Dataset excerpts ->
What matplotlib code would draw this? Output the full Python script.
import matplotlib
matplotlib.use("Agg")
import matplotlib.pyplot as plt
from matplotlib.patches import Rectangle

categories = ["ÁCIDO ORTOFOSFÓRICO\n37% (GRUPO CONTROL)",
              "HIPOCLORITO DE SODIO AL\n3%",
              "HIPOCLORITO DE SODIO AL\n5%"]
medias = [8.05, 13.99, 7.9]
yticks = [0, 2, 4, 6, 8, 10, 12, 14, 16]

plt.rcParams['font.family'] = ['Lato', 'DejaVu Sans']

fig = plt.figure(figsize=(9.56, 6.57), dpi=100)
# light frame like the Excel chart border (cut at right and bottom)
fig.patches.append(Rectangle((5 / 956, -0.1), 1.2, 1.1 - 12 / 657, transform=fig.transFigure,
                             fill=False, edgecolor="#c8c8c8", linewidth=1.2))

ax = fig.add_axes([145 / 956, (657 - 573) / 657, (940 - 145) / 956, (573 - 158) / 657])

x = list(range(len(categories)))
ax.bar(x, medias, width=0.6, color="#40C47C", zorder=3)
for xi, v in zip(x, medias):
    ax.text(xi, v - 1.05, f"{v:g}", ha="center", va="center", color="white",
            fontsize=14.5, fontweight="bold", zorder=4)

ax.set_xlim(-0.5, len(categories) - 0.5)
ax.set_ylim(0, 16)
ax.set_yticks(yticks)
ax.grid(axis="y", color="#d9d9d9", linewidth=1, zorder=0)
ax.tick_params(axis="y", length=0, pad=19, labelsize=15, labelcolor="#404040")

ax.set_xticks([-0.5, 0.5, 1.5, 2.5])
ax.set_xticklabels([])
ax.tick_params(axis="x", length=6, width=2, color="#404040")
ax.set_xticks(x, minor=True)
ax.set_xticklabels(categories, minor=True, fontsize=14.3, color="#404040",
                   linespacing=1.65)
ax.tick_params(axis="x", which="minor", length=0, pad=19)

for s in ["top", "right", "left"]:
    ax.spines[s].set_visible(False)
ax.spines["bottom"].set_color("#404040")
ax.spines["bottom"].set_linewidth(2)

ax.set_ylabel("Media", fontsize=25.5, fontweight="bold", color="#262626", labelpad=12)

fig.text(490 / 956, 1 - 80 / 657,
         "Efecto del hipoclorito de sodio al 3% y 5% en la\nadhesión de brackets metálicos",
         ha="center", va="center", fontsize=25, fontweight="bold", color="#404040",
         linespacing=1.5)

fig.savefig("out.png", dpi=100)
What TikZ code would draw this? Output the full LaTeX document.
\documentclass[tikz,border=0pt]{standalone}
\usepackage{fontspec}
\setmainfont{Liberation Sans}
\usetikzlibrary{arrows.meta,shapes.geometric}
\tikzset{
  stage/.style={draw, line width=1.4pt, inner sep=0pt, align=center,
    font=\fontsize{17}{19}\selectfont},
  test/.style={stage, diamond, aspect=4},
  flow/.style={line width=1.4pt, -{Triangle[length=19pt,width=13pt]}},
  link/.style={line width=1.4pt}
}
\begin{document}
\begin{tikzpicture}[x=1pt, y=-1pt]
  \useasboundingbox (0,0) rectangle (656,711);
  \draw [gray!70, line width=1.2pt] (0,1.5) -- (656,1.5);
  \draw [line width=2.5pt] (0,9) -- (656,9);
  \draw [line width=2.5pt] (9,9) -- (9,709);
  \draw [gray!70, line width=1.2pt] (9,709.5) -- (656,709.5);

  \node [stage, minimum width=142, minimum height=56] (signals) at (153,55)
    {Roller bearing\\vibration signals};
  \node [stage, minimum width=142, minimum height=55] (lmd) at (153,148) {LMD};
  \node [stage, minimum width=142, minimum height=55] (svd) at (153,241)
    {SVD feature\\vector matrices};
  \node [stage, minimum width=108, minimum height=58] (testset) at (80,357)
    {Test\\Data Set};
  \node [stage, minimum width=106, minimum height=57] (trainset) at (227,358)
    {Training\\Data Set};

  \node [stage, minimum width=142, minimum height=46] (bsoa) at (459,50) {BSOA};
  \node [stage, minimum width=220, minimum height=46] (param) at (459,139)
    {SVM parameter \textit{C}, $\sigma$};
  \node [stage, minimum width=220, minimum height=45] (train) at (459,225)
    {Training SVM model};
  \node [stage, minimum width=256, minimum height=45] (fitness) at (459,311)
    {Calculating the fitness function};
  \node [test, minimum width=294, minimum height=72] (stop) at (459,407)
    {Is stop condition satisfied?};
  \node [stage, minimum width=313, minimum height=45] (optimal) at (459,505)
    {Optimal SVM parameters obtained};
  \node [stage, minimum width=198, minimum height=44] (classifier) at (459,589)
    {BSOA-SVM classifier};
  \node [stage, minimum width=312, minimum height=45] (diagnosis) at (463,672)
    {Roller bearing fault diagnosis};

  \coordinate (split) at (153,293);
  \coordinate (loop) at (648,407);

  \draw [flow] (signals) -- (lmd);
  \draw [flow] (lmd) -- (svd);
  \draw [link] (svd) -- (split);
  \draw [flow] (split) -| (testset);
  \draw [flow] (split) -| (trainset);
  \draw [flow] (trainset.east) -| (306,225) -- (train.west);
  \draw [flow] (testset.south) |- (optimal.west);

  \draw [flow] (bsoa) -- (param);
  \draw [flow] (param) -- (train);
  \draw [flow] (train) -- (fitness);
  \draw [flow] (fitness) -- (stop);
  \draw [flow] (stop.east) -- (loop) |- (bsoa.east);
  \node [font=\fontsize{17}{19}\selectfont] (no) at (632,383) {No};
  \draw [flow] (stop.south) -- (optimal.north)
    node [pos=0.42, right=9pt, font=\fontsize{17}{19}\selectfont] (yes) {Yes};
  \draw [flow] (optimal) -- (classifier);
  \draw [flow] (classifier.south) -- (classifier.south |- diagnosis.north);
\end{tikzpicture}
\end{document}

==

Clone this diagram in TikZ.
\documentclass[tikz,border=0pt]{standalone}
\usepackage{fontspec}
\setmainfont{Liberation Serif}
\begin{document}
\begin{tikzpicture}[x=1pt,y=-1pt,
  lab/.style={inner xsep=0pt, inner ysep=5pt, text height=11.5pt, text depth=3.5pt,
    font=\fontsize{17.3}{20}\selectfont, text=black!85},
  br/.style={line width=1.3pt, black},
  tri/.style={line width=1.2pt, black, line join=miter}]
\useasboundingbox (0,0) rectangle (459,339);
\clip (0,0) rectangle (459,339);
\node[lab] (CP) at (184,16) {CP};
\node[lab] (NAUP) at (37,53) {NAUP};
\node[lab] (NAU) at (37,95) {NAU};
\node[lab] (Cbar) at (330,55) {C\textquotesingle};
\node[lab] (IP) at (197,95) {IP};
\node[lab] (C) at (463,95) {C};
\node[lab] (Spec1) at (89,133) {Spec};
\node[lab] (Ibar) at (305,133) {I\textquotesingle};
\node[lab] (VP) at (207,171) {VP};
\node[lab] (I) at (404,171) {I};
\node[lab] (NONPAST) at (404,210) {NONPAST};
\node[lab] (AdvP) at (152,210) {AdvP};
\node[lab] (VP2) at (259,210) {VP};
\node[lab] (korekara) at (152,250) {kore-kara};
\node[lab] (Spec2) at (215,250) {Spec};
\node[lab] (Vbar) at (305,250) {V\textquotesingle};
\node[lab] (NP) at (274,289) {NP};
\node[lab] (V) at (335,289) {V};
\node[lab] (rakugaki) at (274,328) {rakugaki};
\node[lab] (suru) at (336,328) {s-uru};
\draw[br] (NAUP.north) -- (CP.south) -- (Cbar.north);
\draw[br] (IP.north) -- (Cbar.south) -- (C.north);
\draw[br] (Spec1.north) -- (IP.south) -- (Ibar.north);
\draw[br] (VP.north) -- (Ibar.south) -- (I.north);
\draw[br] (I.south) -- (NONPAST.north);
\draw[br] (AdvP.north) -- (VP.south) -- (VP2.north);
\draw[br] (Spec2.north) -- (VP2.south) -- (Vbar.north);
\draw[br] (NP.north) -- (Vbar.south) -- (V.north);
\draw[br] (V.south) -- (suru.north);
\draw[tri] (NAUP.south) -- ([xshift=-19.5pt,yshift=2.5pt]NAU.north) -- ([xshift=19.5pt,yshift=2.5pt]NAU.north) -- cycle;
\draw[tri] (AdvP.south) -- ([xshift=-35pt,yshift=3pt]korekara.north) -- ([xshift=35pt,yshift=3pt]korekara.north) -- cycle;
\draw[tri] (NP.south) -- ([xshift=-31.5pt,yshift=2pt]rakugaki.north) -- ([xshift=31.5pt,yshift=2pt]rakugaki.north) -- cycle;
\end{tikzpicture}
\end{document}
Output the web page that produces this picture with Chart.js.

...

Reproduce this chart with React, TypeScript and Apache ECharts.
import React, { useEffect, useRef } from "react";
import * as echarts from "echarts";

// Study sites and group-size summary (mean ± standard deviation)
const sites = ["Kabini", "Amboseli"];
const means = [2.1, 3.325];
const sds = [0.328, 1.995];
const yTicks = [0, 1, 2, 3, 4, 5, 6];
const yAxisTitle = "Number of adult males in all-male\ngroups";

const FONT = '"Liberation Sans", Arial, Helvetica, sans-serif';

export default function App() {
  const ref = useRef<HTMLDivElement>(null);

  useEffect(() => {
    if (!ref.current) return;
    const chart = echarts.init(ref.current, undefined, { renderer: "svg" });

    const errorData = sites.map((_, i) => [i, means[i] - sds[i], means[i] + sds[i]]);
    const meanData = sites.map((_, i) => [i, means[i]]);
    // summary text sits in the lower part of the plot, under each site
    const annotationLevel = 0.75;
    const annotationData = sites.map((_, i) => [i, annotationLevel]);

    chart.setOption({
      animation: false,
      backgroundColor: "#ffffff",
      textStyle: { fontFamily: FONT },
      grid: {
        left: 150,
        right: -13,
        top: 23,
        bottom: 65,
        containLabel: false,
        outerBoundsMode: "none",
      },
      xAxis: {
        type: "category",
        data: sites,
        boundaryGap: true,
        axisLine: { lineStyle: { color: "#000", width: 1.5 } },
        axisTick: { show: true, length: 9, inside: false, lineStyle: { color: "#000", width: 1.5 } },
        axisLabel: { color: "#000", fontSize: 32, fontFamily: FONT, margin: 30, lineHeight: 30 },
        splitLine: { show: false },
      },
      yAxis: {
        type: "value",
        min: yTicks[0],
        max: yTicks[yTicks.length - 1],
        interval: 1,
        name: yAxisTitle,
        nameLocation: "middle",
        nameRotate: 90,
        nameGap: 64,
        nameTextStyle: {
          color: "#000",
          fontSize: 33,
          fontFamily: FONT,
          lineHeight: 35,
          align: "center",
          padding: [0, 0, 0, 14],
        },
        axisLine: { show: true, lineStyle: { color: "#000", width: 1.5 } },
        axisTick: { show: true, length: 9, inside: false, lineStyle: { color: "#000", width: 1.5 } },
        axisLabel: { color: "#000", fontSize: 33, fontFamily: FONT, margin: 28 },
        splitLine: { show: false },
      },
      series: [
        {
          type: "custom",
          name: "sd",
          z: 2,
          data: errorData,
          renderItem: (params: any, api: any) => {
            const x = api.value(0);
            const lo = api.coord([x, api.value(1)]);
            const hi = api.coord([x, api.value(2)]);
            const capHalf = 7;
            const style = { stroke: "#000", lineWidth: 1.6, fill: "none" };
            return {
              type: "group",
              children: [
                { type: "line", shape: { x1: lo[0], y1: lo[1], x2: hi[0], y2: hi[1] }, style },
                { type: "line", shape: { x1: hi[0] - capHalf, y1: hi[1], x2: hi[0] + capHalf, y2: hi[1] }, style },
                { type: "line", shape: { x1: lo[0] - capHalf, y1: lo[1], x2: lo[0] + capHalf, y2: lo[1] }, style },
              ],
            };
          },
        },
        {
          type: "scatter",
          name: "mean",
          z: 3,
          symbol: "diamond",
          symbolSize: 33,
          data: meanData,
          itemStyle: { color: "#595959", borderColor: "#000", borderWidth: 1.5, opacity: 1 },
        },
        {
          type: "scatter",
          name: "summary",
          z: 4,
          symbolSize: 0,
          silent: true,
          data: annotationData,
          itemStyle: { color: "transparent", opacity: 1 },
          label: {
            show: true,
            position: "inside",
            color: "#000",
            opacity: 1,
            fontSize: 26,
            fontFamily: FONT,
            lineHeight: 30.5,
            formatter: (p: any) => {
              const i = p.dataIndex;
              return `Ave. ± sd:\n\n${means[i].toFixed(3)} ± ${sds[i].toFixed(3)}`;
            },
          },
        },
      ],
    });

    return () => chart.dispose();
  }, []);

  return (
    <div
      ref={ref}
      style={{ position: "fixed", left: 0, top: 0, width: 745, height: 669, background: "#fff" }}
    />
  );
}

Exercise prompt ->
Quote word for word the lines from the line holding "What matplotlib code" through the line holding "from matplotlib.patches import Rectangle"; include both of those lines and add nothing.

Output for this task ->
What matplotlib code would draw this? Output the full Python script.
import matplotlib
matplotlib.use("Agg")
import matplotlib.pyplot as plt
from matplotlib.patches import Rectangle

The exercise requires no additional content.